Among the most in depth whisky programs to be found in Japan, there is The New York Grill at Park Hyatt in Tokyo, for example, where over 15 rare Japanese whiskies are on offer. These range from the relatively humble 15 year Yoichi to the rather astonishing 35 year old Taketsuru.

The range of flavor notes in all the whiskies is deeply subtle, distinctive, and certainly far more than mere emulation of the whiskies of Scotland. The best of these are dark in color, very rich in the mouth, and able to convey to the drinker a long finish that evokes that mysterious element central to Japanese gastronomy: Umami. Meaning that the whole is greater than the sum of the parts, and that the first flavor tasted is followed by a series of other flavors.
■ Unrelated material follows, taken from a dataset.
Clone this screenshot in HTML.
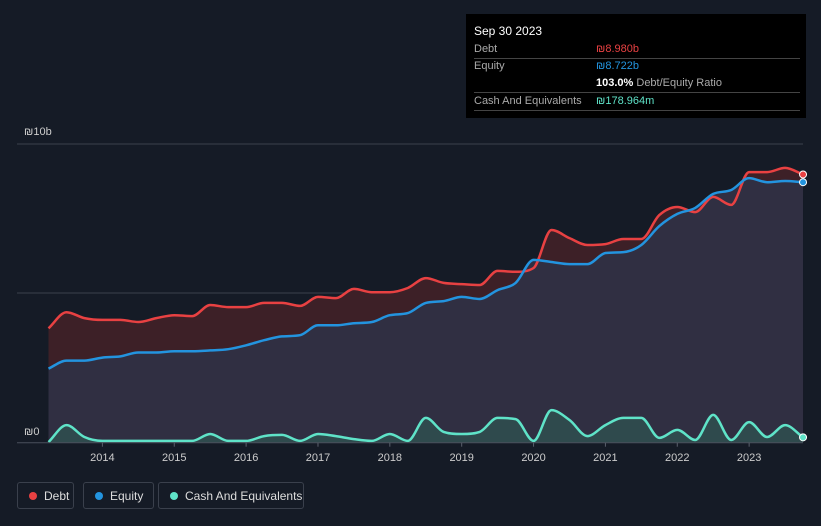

The first time I ever tasted Japanese whisky, I was at a small Japanese inn, The Kayotei, deep in the mountains, above the hot springs village of Yamanaka, next to a long precipitous ravine made famous through the wanderings of the seventeenth century poet Matsuo Basho.

The whisky came from the Nikka brewery and it was a 17 year old, served with a splash of water. Japan in a glass, but it evoked the terroir of a Highland whisky from Scotland: Long, bitter, and very rich. It was impossible to taste a difference.

With the threat of globalization encroaching on tradition, it is important to distinguish between the dilution of originality and creativity. In Japan, by way of science and Shintoism’s belief in the ability to perfect, the whisky shows us how refinement is possible, and its effect on terroir. The whisky exemplifies Japan’s homage to the West.